Your task is to retype, word for word, the lines from the start of the data through the line holding "const axisColor = '#262626';". Do not include the pictures.

====== Information shown

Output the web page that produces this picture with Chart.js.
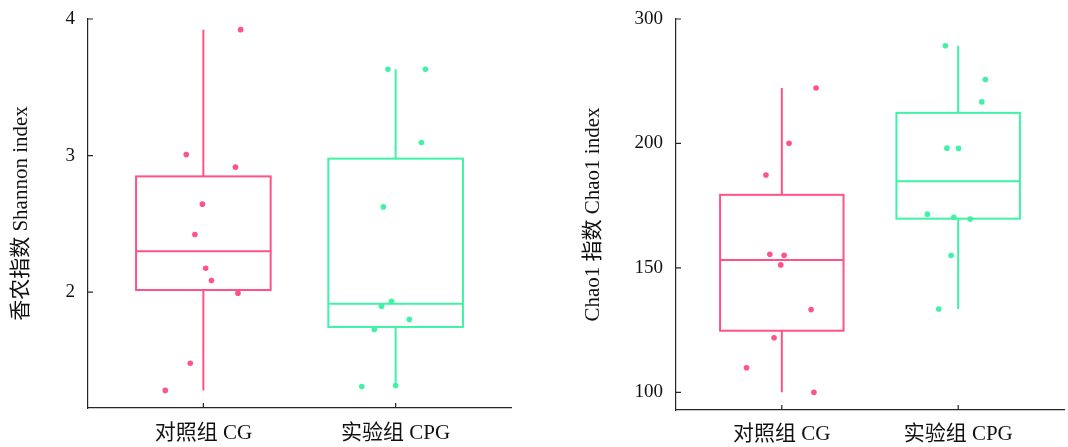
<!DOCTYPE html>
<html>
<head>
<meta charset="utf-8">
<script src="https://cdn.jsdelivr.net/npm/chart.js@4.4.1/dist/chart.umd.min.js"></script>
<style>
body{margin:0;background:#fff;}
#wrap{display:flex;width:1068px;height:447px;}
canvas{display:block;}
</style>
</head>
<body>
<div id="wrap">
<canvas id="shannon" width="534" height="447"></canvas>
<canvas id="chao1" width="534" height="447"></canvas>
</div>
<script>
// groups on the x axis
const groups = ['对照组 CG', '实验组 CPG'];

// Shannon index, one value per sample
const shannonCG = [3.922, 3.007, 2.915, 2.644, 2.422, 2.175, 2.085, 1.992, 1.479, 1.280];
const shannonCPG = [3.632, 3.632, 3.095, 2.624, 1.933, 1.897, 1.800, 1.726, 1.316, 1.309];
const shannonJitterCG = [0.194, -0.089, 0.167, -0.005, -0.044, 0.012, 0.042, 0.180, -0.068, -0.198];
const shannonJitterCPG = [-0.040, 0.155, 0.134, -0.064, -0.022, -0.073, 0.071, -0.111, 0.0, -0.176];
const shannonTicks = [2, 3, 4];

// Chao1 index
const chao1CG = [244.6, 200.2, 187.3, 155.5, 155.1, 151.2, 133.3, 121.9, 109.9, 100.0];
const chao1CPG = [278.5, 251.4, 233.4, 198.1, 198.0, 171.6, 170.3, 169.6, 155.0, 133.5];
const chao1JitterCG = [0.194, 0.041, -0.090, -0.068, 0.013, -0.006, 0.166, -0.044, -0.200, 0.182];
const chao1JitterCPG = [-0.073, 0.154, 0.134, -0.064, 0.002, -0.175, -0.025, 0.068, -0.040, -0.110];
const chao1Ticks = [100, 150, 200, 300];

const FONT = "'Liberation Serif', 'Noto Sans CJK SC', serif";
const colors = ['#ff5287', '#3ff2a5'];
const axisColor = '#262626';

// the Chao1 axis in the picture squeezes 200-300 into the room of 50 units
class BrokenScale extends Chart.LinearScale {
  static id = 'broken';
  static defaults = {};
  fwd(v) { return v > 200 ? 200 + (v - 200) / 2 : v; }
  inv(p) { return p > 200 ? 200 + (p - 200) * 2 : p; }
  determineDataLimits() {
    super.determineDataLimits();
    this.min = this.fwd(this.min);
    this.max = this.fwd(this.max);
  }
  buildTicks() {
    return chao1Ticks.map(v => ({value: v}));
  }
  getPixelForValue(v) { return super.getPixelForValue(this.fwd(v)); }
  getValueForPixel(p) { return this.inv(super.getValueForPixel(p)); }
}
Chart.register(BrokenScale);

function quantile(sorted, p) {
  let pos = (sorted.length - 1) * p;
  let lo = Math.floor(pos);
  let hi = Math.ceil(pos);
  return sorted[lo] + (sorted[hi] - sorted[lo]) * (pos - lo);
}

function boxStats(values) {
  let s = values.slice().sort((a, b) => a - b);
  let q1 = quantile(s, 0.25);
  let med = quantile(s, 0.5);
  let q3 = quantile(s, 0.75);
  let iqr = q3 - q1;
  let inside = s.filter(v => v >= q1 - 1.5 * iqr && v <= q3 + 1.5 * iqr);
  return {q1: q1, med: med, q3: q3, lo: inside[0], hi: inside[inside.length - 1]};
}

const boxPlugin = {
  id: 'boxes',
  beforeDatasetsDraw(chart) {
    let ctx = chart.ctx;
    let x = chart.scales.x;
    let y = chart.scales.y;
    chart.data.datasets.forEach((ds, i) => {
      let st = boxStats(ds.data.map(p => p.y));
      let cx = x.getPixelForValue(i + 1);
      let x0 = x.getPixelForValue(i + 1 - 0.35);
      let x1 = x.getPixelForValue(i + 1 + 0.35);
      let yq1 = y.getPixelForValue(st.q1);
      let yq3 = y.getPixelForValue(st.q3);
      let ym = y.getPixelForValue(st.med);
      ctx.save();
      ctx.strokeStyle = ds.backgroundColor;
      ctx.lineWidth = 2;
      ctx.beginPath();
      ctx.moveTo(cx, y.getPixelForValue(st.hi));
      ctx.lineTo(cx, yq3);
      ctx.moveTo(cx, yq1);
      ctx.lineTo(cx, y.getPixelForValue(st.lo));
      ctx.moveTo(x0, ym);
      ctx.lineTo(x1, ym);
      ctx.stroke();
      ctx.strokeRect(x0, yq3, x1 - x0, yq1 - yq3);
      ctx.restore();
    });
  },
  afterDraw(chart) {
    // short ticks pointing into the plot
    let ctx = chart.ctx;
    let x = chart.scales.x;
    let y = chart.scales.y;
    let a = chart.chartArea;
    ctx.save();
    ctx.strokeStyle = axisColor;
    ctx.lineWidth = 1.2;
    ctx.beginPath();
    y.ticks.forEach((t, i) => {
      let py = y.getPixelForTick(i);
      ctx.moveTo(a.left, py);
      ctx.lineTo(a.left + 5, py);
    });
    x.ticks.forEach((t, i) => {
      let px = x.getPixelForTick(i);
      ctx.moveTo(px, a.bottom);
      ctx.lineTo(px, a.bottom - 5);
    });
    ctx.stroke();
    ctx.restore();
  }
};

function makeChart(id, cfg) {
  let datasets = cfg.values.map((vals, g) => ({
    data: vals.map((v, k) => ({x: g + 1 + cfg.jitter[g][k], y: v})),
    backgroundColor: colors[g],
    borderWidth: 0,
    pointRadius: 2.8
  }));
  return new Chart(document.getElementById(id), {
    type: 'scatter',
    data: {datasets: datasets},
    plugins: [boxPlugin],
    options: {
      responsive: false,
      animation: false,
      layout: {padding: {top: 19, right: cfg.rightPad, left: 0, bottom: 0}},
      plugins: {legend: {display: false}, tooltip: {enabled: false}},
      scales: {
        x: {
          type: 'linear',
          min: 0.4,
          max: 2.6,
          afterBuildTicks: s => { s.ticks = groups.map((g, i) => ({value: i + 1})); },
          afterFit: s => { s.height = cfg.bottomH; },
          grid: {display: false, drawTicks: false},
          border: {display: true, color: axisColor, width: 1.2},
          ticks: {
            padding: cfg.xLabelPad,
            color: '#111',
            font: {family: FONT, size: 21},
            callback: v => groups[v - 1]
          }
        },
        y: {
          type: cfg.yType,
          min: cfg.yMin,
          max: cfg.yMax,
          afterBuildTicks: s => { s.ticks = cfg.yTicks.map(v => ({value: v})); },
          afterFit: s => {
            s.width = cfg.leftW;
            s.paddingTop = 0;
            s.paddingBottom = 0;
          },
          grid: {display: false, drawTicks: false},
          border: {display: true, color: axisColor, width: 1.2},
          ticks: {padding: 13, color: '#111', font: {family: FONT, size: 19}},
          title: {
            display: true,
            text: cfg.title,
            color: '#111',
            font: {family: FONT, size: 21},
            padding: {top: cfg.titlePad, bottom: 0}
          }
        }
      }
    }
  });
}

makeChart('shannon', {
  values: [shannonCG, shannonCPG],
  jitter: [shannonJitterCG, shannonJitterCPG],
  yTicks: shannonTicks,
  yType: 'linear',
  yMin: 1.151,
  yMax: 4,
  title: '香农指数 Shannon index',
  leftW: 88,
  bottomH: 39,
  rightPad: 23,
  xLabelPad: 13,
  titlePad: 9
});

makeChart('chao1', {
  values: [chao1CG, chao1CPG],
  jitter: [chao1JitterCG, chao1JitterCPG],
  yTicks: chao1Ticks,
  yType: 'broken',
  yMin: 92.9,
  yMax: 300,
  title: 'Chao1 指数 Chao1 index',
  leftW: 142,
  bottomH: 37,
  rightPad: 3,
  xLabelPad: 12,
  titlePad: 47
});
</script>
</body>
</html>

============

§ **Finished task**:
Output the web page that produces this picture with Chart.js.
<!DOCTYPE html>
<html>
<head>
<meta charset="utf-8">
<script src="https://cdn.jsdelivr.net/npm/chart.js@4.4.1/dist/chart.umd.min.js"></script>
<style>
body{margin:0;background:#fff;}
#wrap{display:flex;width:1068px;height:447px;}
canvas{display:block;}
</style>
</head>
<body>
<div id="wrap">
<canvas id="shannon" width="534" height="447"></canvas>
<canvas id="chao1" width="534" height="447"></canvas>
</div>
<script>
// groups on the x axis
const groups = ['对照组 CG', '实验组 CPG'];

// Shannon index, one value per sample
const shannonCG = [3.922, 3.007, 2.915, 2.644, 2.422, 2.175, 2.085, 1.992, 1.479, 1.280];
const shannonCPG = [3.632, 3.632, 3.095, 2.624, 1.933, 1.897, 1.800, 1.726, 1.316, 1.309];
const shannonJitterCG = [0.194, -0.089, 0.167, -0.005, -0.044, 0.012, 0.042, 0.180, -0.068, -0.198];
const shannonJitterCPG = [-0.040, 0.155, 0.134, -0.064, -0.022, -0.073, 0.071, -0.111, 0.0, -0.176];
const shannonTicks = [2, 3, 4];

// Chao1 index
const chao1CG = [244.6, 200.2, 187.3, 155.5, 155.1, 151.2, 133.3, 121.9, 109.9, 100.0];
const chao1CPG = [278.5, 251.4, 233.4, 198.1, 198.0, 171.6, 170.3, 169.6, 155.0, 133.5];
const chao1JitterCG = [0.194, 0.041, -0.090, -0.068, 0.013, -0.006, 0.166, -0.044, -0.200, 0.182];
const chao1JitterCPG = [-0.073, 0.154, 0.134, -0.064, 0.002, -0.175, -0.025, 0.068, -0.040, -0.110];
const chao1Ticks = [100, 150, 200, 300];

const FONT = "'Liberation Serif', 'Noto Sans CJK SC', serif";
const colors = ['#ff5287', '#3ff2a5'];
const axisColor = '#262626';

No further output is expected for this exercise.